De laudatione costantiae (sull’elogio della perseveranza)

20/11/2017

La perseveranza è l’esser solidi e pazienti nel perseguire il proposito prescelto, nonostante l’agire faticoso quotidiano, mantenendosi a esso sempre fedele, come a una legge.
Nel selezionare gli obiettivi, occorre, tuttavia, l’accortezza di valutare se sono alla nostra portata. Altrimenti, si incorre nello scoramento e nella frustrazione.
“Le speranze di coloro che pensano rettamente sono realizzabili, quelle degli stolti hanno mire impossibili”. (Democrito, DK, fr.58).
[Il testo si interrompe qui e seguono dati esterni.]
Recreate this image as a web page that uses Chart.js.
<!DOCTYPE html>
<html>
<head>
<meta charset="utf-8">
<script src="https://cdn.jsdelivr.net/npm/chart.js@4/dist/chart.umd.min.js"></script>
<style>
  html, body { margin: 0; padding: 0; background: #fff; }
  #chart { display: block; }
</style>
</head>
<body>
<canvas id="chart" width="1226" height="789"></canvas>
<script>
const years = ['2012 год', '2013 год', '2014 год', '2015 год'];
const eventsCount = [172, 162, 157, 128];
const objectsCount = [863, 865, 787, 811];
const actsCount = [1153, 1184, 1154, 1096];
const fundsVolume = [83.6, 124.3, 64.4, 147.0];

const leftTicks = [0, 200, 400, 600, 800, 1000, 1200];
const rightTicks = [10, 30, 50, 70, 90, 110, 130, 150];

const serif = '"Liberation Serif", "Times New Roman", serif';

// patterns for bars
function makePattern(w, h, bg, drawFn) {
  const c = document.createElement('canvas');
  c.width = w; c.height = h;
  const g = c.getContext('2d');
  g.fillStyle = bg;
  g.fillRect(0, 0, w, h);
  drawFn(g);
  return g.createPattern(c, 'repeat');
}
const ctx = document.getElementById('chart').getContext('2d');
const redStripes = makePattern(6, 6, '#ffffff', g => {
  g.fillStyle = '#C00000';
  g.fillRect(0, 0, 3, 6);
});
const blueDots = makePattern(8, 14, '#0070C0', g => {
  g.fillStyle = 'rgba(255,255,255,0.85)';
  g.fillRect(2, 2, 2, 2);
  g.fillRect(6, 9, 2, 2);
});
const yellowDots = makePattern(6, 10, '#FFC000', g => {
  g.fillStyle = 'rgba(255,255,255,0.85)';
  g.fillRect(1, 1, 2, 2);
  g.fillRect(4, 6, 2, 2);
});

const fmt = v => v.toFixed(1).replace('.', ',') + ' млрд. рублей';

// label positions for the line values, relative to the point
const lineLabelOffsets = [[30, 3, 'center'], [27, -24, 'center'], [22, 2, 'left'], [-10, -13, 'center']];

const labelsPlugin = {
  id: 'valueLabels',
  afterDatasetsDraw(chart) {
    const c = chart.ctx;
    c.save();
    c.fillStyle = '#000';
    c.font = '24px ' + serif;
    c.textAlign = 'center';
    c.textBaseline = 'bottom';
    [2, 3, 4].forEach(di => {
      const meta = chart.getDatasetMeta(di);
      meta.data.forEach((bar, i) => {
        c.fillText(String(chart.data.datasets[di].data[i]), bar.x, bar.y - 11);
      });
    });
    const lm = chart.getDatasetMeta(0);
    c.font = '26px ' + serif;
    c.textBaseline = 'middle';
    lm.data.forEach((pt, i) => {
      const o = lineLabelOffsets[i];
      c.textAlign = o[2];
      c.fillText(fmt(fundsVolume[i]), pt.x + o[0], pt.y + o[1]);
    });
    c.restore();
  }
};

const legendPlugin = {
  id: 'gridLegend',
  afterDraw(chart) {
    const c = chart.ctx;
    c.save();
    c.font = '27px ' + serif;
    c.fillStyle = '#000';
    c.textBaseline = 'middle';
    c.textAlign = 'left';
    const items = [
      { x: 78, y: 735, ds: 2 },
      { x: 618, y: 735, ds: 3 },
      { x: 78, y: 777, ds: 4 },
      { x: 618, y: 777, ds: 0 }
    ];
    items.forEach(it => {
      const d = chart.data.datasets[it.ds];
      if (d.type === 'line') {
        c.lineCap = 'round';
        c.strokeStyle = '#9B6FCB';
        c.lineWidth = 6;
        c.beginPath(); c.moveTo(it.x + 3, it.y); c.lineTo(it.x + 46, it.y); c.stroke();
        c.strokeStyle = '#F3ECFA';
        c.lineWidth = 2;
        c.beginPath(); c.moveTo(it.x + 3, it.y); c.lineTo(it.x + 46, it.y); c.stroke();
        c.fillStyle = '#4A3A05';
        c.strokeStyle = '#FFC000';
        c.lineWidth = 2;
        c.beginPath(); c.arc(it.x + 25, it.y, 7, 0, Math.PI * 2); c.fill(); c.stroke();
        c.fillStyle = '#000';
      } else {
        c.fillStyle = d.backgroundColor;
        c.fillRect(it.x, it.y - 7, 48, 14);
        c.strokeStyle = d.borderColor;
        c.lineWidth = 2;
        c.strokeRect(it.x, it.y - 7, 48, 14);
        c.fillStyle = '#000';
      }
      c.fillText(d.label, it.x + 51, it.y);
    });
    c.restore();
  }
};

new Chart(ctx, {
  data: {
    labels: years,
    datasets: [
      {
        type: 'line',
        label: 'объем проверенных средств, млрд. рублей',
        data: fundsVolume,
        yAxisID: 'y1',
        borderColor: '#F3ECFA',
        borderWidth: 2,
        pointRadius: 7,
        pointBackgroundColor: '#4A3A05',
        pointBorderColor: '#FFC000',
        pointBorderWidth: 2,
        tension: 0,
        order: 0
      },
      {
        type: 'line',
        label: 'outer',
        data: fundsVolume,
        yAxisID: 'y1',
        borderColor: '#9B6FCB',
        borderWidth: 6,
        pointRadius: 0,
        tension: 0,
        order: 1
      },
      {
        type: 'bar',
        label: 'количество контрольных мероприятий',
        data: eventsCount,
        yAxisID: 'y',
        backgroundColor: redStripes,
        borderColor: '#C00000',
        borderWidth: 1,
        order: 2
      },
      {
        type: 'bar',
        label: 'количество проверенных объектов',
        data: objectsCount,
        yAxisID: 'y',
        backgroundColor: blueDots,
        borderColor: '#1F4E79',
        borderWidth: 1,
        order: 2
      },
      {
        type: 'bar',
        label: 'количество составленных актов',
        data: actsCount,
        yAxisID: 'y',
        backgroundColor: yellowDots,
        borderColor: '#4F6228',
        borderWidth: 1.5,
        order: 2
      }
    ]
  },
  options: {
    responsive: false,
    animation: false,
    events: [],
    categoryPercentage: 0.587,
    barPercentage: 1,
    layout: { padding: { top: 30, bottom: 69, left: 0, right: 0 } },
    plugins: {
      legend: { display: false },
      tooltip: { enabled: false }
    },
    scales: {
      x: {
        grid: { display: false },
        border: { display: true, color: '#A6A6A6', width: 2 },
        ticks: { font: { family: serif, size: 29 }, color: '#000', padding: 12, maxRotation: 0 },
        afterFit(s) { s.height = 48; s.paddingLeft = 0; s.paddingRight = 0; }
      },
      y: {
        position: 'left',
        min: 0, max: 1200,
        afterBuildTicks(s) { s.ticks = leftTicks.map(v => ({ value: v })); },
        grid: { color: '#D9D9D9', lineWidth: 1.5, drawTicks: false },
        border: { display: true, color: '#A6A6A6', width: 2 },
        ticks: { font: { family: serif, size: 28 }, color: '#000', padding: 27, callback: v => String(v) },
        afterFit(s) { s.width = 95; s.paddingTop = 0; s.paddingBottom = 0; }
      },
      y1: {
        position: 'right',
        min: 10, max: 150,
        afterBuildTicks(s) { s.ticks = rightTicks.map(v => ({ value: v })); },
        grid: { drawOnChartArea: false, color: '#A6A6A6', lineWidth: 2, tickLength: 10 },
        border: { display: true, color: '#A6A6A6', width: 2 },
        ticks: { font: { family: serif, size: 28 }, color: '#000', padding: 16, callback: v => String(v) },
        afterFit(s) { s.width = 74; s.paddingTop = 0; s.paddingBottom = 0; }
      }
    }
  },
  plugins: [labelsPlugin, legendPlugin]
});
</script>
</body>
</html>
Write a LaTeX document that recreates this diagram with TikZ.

Esistono, tuttavia, degli imperativi rispetto ai quali non si può deflettere. In questi casi, pur nelle sventure, occorre continuare a rispettare il dovere.
Nel linguaggio corrente, la parola “perseveranza” è caduta in disuso. Quando una parola non è più di moda è perché se ne è perso il suo senso e significato profondo.
L’abbiamo riproposta all’attenzione perché questo richiamo ci riporta alla parola “perseveranza” come virtù, ad un agire virtuoso, che è proprio di chi è capace di dare norma a sé stesso, senza arretrarsi mai innanzi agli ostacoli, sapendo mantenere ferma la propria identità, pur nella crescente mutevolezza del mondo.
Il che è più che mai necessario oggi, quando tutto muta velocemente e tutto è così transitorio che fissare la propria identità è divenuto quasi impossibile.
La “perseveranza” è fortezza, fedeltà, vigilanza, pazienza e continuità in condizioni di difficoltà, qualità, tutte, codeste, che si esigono dal “buon Massone”, che deve aver caro quel vocabolo nella propria vita pratica quotidiana.